Voices of care-experienced children and young people must be at the heart of government care review, says Coram Voice report
Published: Thursday 12th November 2020
The voices of care-experienced children and young people must be at the heart of the Government’s imminent review of children’s social care – that is the message of a briefing published today by Coram Voice and the Rees Centre that gives care-experienced young people the opportunity to tell policy makers directly how they believe the current system needs to change.
The Voices of Children in Care and Care Leavers on What Makes Life Good focuses on what care-experienced children and young people have said about their wellbeing, drawing on Coram Voice’s ongoing work with thousands of care-experience children and young people.
In its introduction the briefing says: “The state, as their parent, often does not fully know what matters to the children and young people it cares for. Official statistics used to monitor the care system provide only a partial picture of children in care and care leavers’ lives by focusing on objective measures and adult assessments of how children and young people are doing. This does not tell us what being in care is like for children and young people.”
Drawing on learning from the Coram Voice Bright Spots programme, a partnership with the Rees Centre at the University of Oxford, the briefing sets out key calls from the children and young people who collaborated in its publication. These include:
- Supporting children in care and care leavers to keep and develop their relationships with those that are important to them
- Helping children and young people to participate in decisions, understand the system and their rights and be free from discrimination
- Giving children and young people a chance to learn how to manage the challenges in life and have the opportunities they need
- Supporting children and young people to come to terms with what has happened to them and make them feel that they have the same value as other children.
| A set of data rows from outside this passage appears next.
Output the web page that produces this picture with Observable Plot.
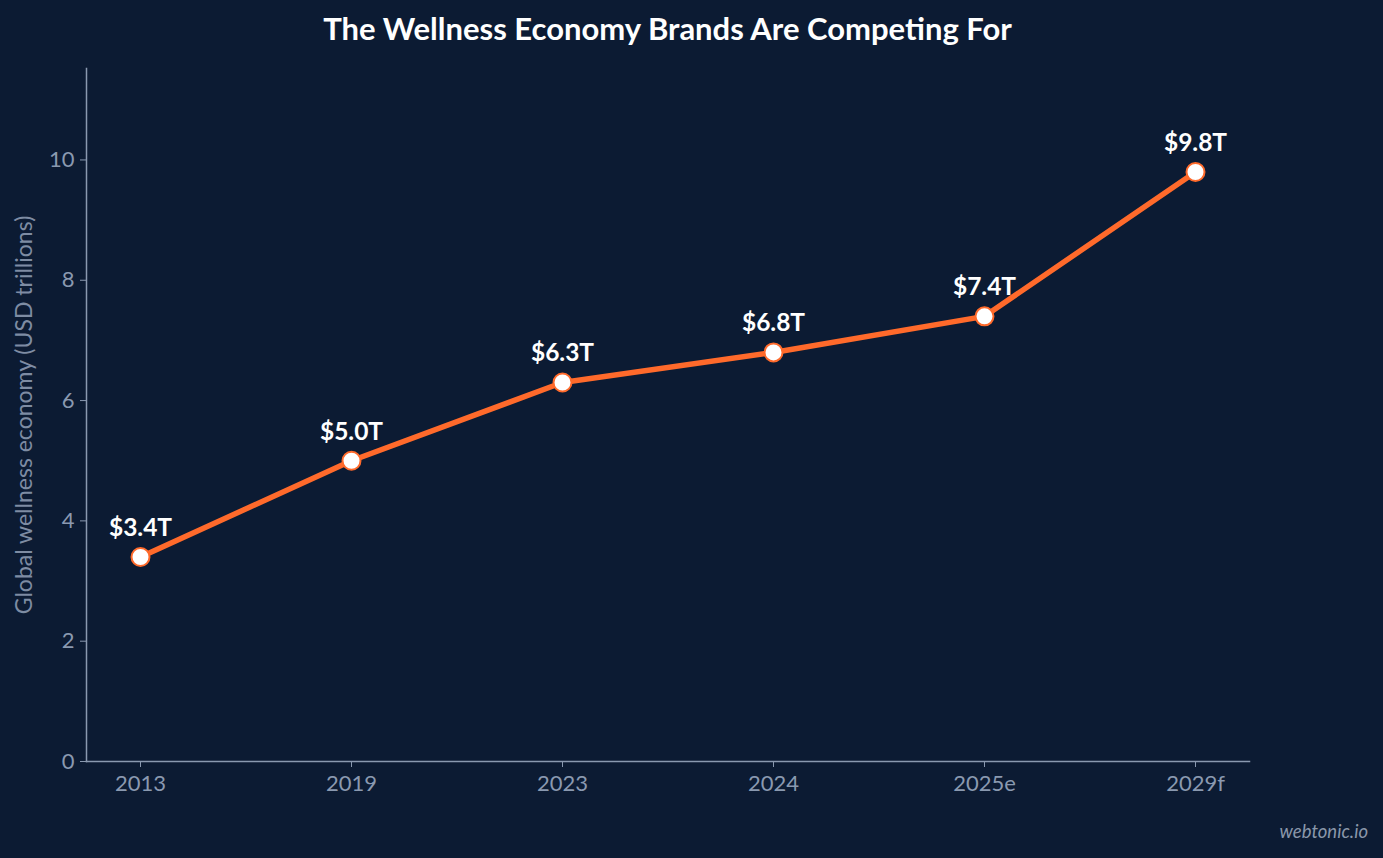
<!DOCTYPE html>
<html>
<head>
<meta charset="utf-8">
<script src="https://cdn.jsdelivr.net/npm/d3@7"></script>
<script src="https://cdn.jsdelivr.net/npm/@observablehq/plot@0.6"></script>
<style>
  html, body { margin: 0; padding: 0; background: #0c1b33; width: 1383px; height: 858px; overflow: hidden; font-family: Lato, sans-serif; }
  #title { position: absolute; left: 0; top: 0; width: 1335px; height: 60px; text-align: center; color: #ffffff; font-weight: bold; font-size: 31px; line-height: 56px; }
  #chart { position: absolute; left: 0; top: 60px; }
  #mark { position: absolute; right: 15px; top: 820px; color: #8a97aa; font-style: italic; font-size: 18.5px; }
</style>
</head>
<body>
<div id="title">The Wellness Economy Brands Are Competing For</div>
<div id="chart"></div>
<div id="mark">webtonic.io</div>
<script>
const years = ["2013", "2019", "2023", "2024", "2025e", "2029f"];
const values = [3.4, 5.0, 6.3, 6.8, 7.4, 9.8];
const labels = ["$3.4T", "$5.0T", "$6.3T", "$6.8T", "$7.4T", "$9.8T"];
const yTicks = [0, 2, 4, 6, 8, 10];

const data = years.map((y, i) => ({year: y, value: values[i], label: labels[i]}));
const axisColor = "#8a99b0";
const orange = "#ff6a2b";

const chart = Plot.plot({
  width: 1383,
  height: 798,
  marginLeft: 86,
  marginRight: 134,
  marginTop: 8,
  marginBottom: 97,
  style: {background: "transparent", fontFamily: "Lato, sans-serif", fontSize: "22px", color: axisColor},
  x: {type: "point", domain: years, padding: 0.25, label: null},
  y: {domain: [0, 11.52], label: null},
  marks: [
    Plot.frame({anchor: "left", stroke: axisColor, strokeWidth: 1.5}),
    Plot.frame({anchor: "bottom", stroke: axisColor, strokeWidth: 1.5}),
    Plot.axisY({ticks: yTicks, tickSize: 6, tickPadding: 6, stroke: axisColor, fill: axisColor, fontSize: 22, label: null}),
    Plot.axisX({tickSize: 6, tickPadding: 8, stroke: axisColor, fill: axisColor, fontSize: 22, label: null}),
    Plot.text(["Global wellness economy (USD trillions)"], {frameAnchor: "left", textAnchor: "middle", dx: -62, rotate: -90, fill: "#7e8ca3", fontSize: 23}),
    Plot.line(data, {x: "year", y: "value", stroke: orange, strokeWidth: 5.5, curve: "linear"}),
    Plot.dot(data, {x: "year", y: "value", r: 9, fill: "#ffffff", stroke: orange, strokeWidth: 2}),
    Plot.text(data, {x: "year", y: "value", text: "label", dy: -29, fill: "#ffffff", fontWeight: "bold", fontSize: 24.5})
  ]
});
document.getElementById("chart").appendChild(chart);
</script>
</body>
</html>
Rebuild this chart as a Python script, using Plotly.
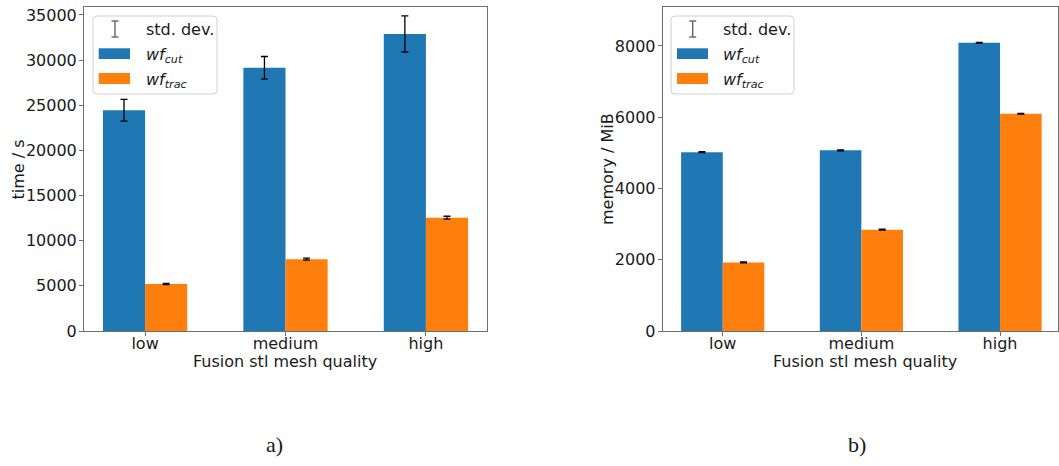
import plotly.graph_objects as go

# ---------------- data ----------------
categories = ["low", "medium", "high"]

time_cut = [24450, 29150, 32900]
time_cut_std = [1200, 1250, 2000]
time_trac = [5200, 7950, 12550]
time_trac_std = [60, 110, 160]

mem_cut = [5020, 5070, 8090]
mem_cut_std = [12, 10, 10]
mem_trac = [1925, 2845, 6100]
mem_trac_std = [12, 12, 10]

BLUE = "#1f77b4"
ORANGE = "#ff7f0e"
W, H = 1059, 466
FONT = "DejaVu Sans"


def px(x):
    return x / W


def py(y):
    return 1 - y / H


fig = go.Figure()


def add_bars(xa, ya, cut, cut_std, trac, trac_std):
    fig.add_trace(go.Bar(
        x=categories, y=cut, width=0.3, offset=-0.3,
        marker=dict(color=BLUE, line=dict(width=0)),
        error_y=dict(type="data", array=cut_std, color="black", thickness=1.3, width=3.5),
        xaxis=xa, yaxis=ya, showlegend=False, name="wf_cut"))
    fig.add_trace(go.Bar(
        x=categories, y=trac, width=0.3, offset=0.0,
        marker=dict(color=ORANGE, line=dict(width=0)),
        error_y=dict(type="data", array=trac_std, color="black", thickness=1.3, width=3.5),
        xaxis=xa, yaxis=ya, showlegend=False, name="wf_trac"))


add_bars("x", "y", time_cut, time_cut_std, time_trac, time_trac_std)
add_bars("x2", "y2", mem_cut, mem_cut_std, mem_trac, mem_trac_std)

axis_common = dict(
    showline=True, linecolor="#6e6e6e", linewidth=1, mirror=True,
    ticks="outside", ticklen=4, tickcolor="#6e6e6e", tickwidth=1,
    showgrid=False, zeroline=False, automargin=False,
    tickfont=dict(family=FONT, size=16, color="#1a1a1a"),
)

fig.update_layout(
    width=W, height=H,
    margin=dict(l=0, r=0, t=0, b=0, autoexpand=False),
    paper_bgcolor="white", plot_bgcolor="white",
    barmode="overlay", showlegend=False,
    font=dict(family=FONT, size=16, color="#1a1a1a"),
    xaxis=dict(domain=[px(84), px(487)], anchor="y", type="category",
               range=[-0.435, 2.435], ticklabelstandoff=-6, **axis_common),
    yaxis=dict(domain=[py(331), py(7.3)], anchor="x", range=[0, 35850],
               tickvals=[0, 5000, 10000, 15000, 20000, 25000, 30000, 35000],
               ticktext=["0", "5000", "10000", "15000", "20000", "25000", "30000", "35000"],
               ticklabelstandoff=-1, **axis_common),
    xaxis2=dict(domain=[px(662.7), px(1058)], anchor="y2", type="category",
                range=[-0.433, 2.418], ticklabelstandoff=-6, **axis_common),
    yaxis2=dict(domain=[py(331), py(7.3)], anchor="x2", range=[0, 9086],
                tickvals=[0, 2000, 4000, 6000, 8000],
                ticktext=["0", "2000", "4000", "6000", "8000"],
                ticklabelstandoff=-1, **axis_common),
)

annotations = []
shapes = []


def text(x, y, s, size=16, xanchor="center", angle=0, family=FONT):
    annotations.append(dict(
        x=px(x), y=py(y), xref="paper", yref="paper", text=s, showarrow=False,
        xanchor=xanchor, yanchor="middle", textangle=angle,
        font=dict(family=family, size=size, color="#1a1a1a")))


# axis titles
text(17.5, 170, "time / s", angle=-90)
text(285, 361, "Fusion stl mesh quality")
text(607, 169, "memory / MiB", angle=-90)
text(865, 361, "Fusion stl mesh quality")

# captions
text(274, 444, "a)", size=22, family="Liberation Serif")
text(857, 444, "b)", size=22, family="Liberation Serif")


def rounded_rect(x0, y0, x1, y1, r=4):
    X0, X1 = px(x0), px(x1)
    Y0, Y1 = py(y0), py(y1)
    rx, ry = r / W, r / H
    return (f"M{X0 + rx},{Y0} L{X1 - rx},{Y0} Q{X1},{Y0} {X1},{Y0 - ry} "
            f"L{X1},{Y1 + ry} Q{X1},{Y1} {X1 - rx},{Y1} L{X0 + rx},{Y1} "
            f"Q{X0},{Y1} {X0},{Y1 + ry} L{X0},{Y0 - ry} Q{X0},{Y0} {X0 + rx},{Y0} Z")


def legend(bx0, bx1, icon_x, patch_x0, patch_x1, text_x):
    shapes.append(dict(type="path", path=rounded_rect(bx0, 16, bx1, 94), xref="paper", yref="paper",
                       line=dict(color="#d0d0d0", width=1), fillcolor="rgba(255,255,255,0.85)"))
    c = "#5a5a5a"
    shapes.append(dict(type="line", x0=px(icon_x), x1=px(icon_x), y0=py(21), y1=py(37),
                       xref="paper", yref="paper", line=dict(color=c, width=1.3)))
    for yy in (21, 37):
        shapes.append(dict(type="line", x0=px(icon_x - 3.5), x1=px(icon_x + 3.5), y0=py(yy), y1=py(yy),
                           xref="paper", yref="paper", line=dict(color=c, width=1.3)))
    shapes.append(dict(type="rect", x0=px(patch_x0), x1=px(patch_x1), y0=py(48.3), y1=py(59),
                       xref="paper", yref="paper", line=dict(width=0), fillcolor=BLUE))
    shapes.append(dict(type="rect", x0=px(patch_x0), x1=px(patch_x1), y0=py(73), y1=py(84),
                       xref="paper", yref="paper", line=dict(width=0), fillcolor=ORANGE))
    text(text_x, 29, "std. dev.", xanchor="left")
    text(text_x, 55, "<i>wf</i><sub><i>cut</i></sub>", xanchor="left")
    text(text_x, 80, "<i>wf</i><sub><i>trac</i></sub>", xanchor="left")


legend(93, 217, 115, 98.7, 130, 143.5)
legend(671, 794, 692.7, 677, 708, 721)

fig.update_layout(annotations=annotations, shapes=shapes)

fig.write_html("out.html")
- Developing services that care leavers can trust to be there for them when they need them and support staff to be caring, available and actively engage care leaver.
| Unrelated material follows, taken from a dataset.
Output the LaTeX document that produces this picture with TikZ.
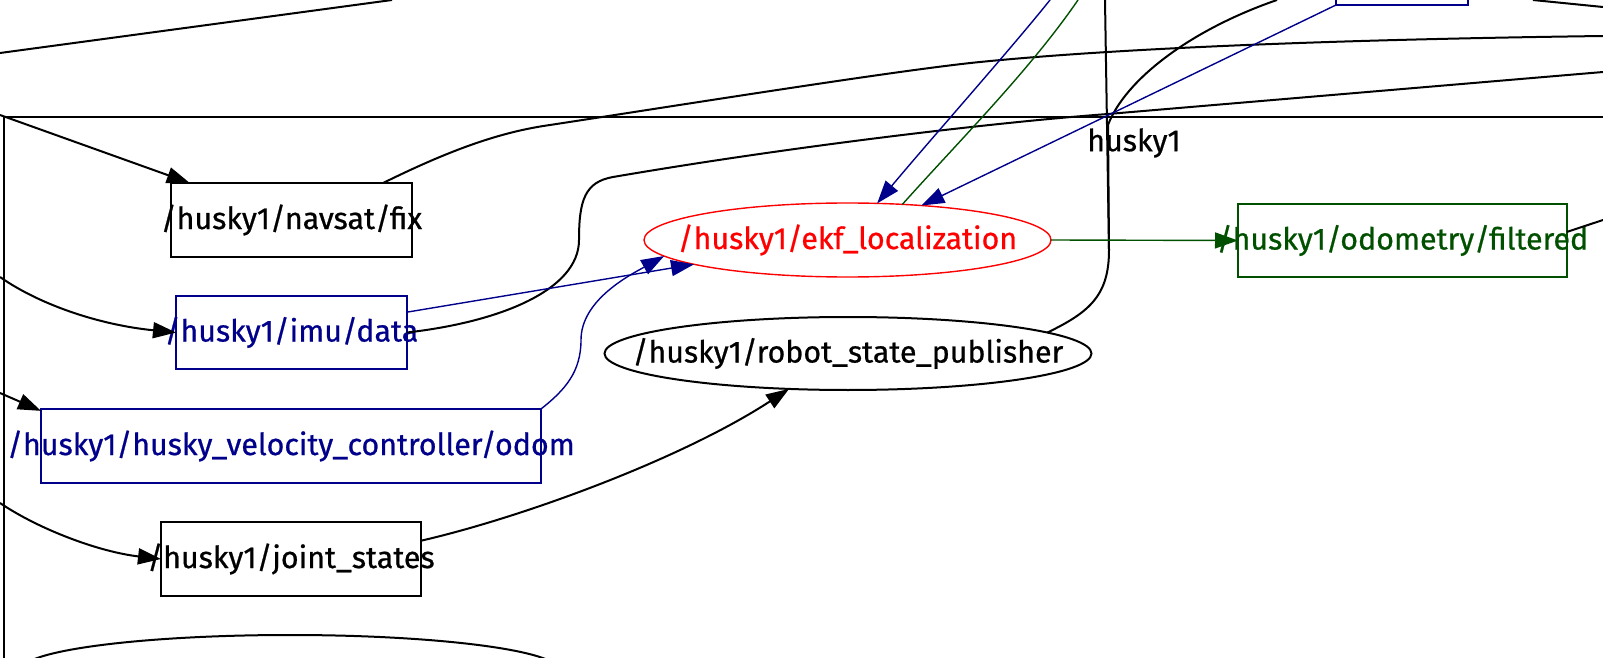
\documentclass[tikz,border=0pt]{standalone}
\usepackage{fontspec}
\setmainfont{Fira Sans}[FakeBold=0.7]
\usetikzlibrary{arrows.meta,shapes.geometric,calc}
\definecolor{ink}{HTML}{000000}
\definecolor{navy}{HTML}{00008B}
\definecolor{forest}{HTML}{005000}
\definecolor{alarm}{HTML}{FF0000}

% label that may run past its box
\newcommand{\lbl}[1]{\makebox[0pt]{#1}}

\begin{document}
\begin{tikzpicture}[x=0.5pt,y=-0.5pt,>={Triangle[length=11.5pt,width=8pt]},
  font=\fontsize{15.2}{18}\selectfont,
  topic/.style={draw,rectangle,inner sep=0pt,outer sep=0pt,line width=1pt},
  rosnode/.style={draw,ellipse,inner sep=0pt,outer sep=0pt,line width=1pt},
  wire/.style={line width=1pt,draw=ink},
  bluewire/.style={line width=0.7pt,draw=navy},
  greenwire/.style={line width=0.7pt,draw=forest}]
  \useasboundingbox (0,0) rectangle (1603,658);

  % Namespace frame
  \draw[wire] (1613,117) -- (4,117) -- (4,668);
  \node (ns) at (1134,143) {husky1};

  % Topics
  \node[topic,minimum width=120.5pt,minimum height=37pt] (navsat) at (291.5,220)
    {\lbl{/husky1/navsat/fix}};
  \node[topic,draw=navy,text=navy,line width=0.7pt,minimum width=115.5pt,
        minimum height=36.5pt] (imu) at (291.5,332.5) {\lbl{/husky1/imu/data}};
  \node[topic,draw=navy,text=navy,line width=0.7pt,minimum width=250pt,
        minimum height=37pt] (velodom) at (291,446)
    {\lbl{/husky1/husky\_velocity\_controller/odom}};
  \node[topic,minimum width=130pt,minimum height=37pt] (joints) at (291,559)
    {\lbl{/husky1/joint\_states}};
  \node[topic,draw=forest,text=forest,line width=0.7pt,minimum width=164.5pt,
        minimum height=36.5pt] (filtered) at (1402.5,240.5)
    {\lbl{/husky1/odometry/filtered}};
  \node[topic,draw=navy,line width=0.7pt,minimum width=66pt,
        minimum height=37.5pt] (upper) at (1402,-32.5) {};

  % Nodes
  \node[rosnode,draw=alarm,text=alarm,line width=0.7pt,minimum width=203.5pt,
        minimum height=37pt] (ekf) at (847.5,240) {\lbl{/husky1/ekf\_localization}};
  \node[rosnode,minimum width=243.5pt,minimum height=36.5pt] (rsp) at (848,353.5)
    {\lbl{/husky1/robot\_state\_publisher}};
  \node[rosnode,minimum width=269pt,minimum height=35pt] (lower) at (290,670) {};

  % Ends outside the frame
  \coordinate (tl-a) at (0,53);
  \coordinate (tl-b) at (392,0);
  \coordinate (fix-src) at (0,115);
  \coordinate (fix-dst) at (1603,36);
  \coordinate (imu-src) at (0,277);
  \coordinate (imu-dst) at (1603,72);
  \coordinate (odom-src) at (0,393);
  \coordinate (js-src) at (0,503);
  \coordinate (filt-dst) at (1603,220);
  \coordinate (tf-top) at (1105,0);
  \coordinate (tf-out) at (1277,0);
  \coordinate (ekf-in) at (1050,0);
  \coordinate (ekf-out) at (1078,0);
  \coordinate (far-a) at (1533,0);
  \coordinate (far-b) at (1603,7);

  \draw[wire] (tl-a) -- (tl-b);
  \draw[wire] (far-a) -- (far-b);

  % Black connectors
  \draw[wire,->] (fix-src) -- (navsat.160.5);
  \draw[wire] (navsat.22.6) .. controls (450,150) and (500,132) .. (550,125)
    .. controls (700,102) and (900,70) .. (980,62)
    .. controls (1100,50) and (1300,40) .. (fix-dst);
  \draw[wire,->] (imu-src) .. controls (40,305) and (100,325) .. (imu.west);
  \draw[wire,->] (odom-src) -- (velodom.172.7);
  \draw[wire,->] (js-src) .. controls (40,530) and (100,552) .. (joints.west);
  \draw[wire] (imu.east) .. controls (500,322) and (579,290) .. (579,240)
    .. controls (579,200) and (585,182) .. (613,177)
    .. controls (800,145) and (1000,122) .. (1108,114) -- (imu-dst);
  \draw[wire,->] (joints.8.7) .. controls (520,518) and (680,460) .. (rsp.211.7);
  \draw[wire] (rsp.6) .. controls (1090,312) and (1109,295) .. (1109,250)
    -- (1108,125) .. controls (1125,80) and (1190,30) .. (tf-out);
  \draw[wire] (tf-top) -- (1109,250);
  \draw[wire] (filtered.3) -- (filt-dst);

  % Coloured connectors
  \draw[bluewire,->] (imu.10.5) -- (ekf.189.2);
  \draw[bluewire,->] (velodom.north east) .. controls (565,390) and (581,372) .. (581,340)
    .. controls (581,300) and (630,275) .. (ekf.185.4);
  \draw[bluewire,->] (upper.south west) -- (ekf.25.5);
  \draw[bluewire,->] (ekf-in) .. controls (1010,50) and (930,140) .. (ekf.51);
  \draw[greenwire] (ekf.33) .. controls (960,140) and (1030,70) .. (ekf-out);
  \draw[greenwire,->] (ekf.east) -- (filtered.west);
\end{tikzpicture}
\end{document}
- Supporting young people to manage the challenges of independent living.
- Helping care leavers feel better about themselves and their lives by providing emotional support.
Linda Briheim-Crookall Head of Policy and Practice Development at Coram Voice said:
“When developing policy and practice in the care system, the key question should be - will children in care and care leavers feel that their lives got better as a result?
“Government and those leading the Care Review should use the Bright Spots indicators and what we have learned from the thousands of care experienced voices who have responded to our surveys to establish a care system that not only keeps young people safe but helps them to ﬂourish, by designing services and providing support focused on what wellbeing is to them.”
Brigid Robinson, Managing Director of Coram Voice said: “We feel that in order to have a full and effective Care Review, the voices of children and young people in care and care leavers must be at the heart of the process.
“Through our surveys, Coram Voice has heard from an unprecedented number of children and young people about their experiences in care. This is vital work and the findings should be used to help shape and improve the care system.
“We hope to see the Care Review explore measures to improve wellbeing for care experienced children and young people and put them at the heart of any decisions made about them.”
You can read the full report here. The Bright Spots Programme helps services to hear young people’s voices through the ‘Your Life Your Care’ and the ‘Your Life Beyond Care’ surveys, which were co-produced with almost 200 children in care and care leavers. To date we have worked with over 50 local authorities to systematically survey more than 10,000 care experienced children and young people aged 4 to 25 years old, providing unprecedented insights into their lives.